Do Japanese children’s shoes fit? The Austrian research team Children’s Feet – Children’s Shoes went to Japan to test the fit of preschoolers’ shoes in May 2017. The team’s research has shown that wearing too-short shoes damages children’s feet. The experts have examined around 10,000 children in seven European countries, and travelled to Japan this year to continue their research.
The project in Tokyo und Nagano included nine preschools and 620 children. Working with Clemens Hagen, an Austrian orthopedic shoemaker who has lived and worked in Japan for over 20 years, the team had a look at preschoolers and the fit of their shoes.
- 72.1% were wearing too-short street shoes
- 81.6% had too-small indoor shoes
Dr. Wieland Kinz, the team’s project head: “These results correspond to the findings of our European studies. In Japan, like in Europe, children’s feet are suffering damage that would be easily preventable.”

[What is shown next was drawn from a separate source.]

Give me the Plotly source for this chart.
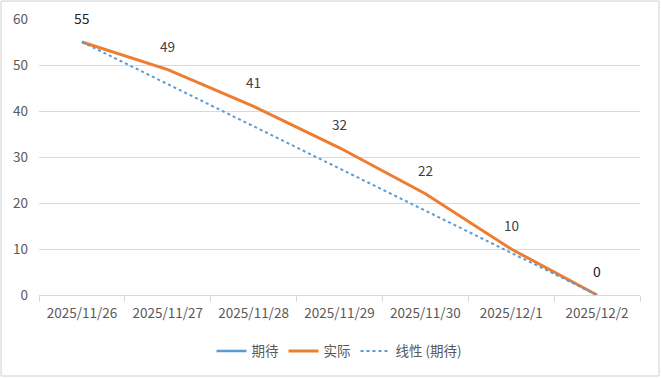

The research team recommends checking the fit of kids’ shoes regularly to make sure they have at least 12mm extra space at the toe. There are two ways to do this:
- To make a cardboard template, trace an outline of the foot, add 12 mm to the longest toe, then cut out a strip about two fingers wide. If the template lies flat in the shoe, then the shoe is long enough.
- Or use the plus12, a tool the team developed for measuring the inside length of shoes.
The team will be analyzing further data to determine the status of podiatric damage caused by ill-fitting shoes. An investigation into the fit of kids’ shoes in the next age group (elementary school) is planned.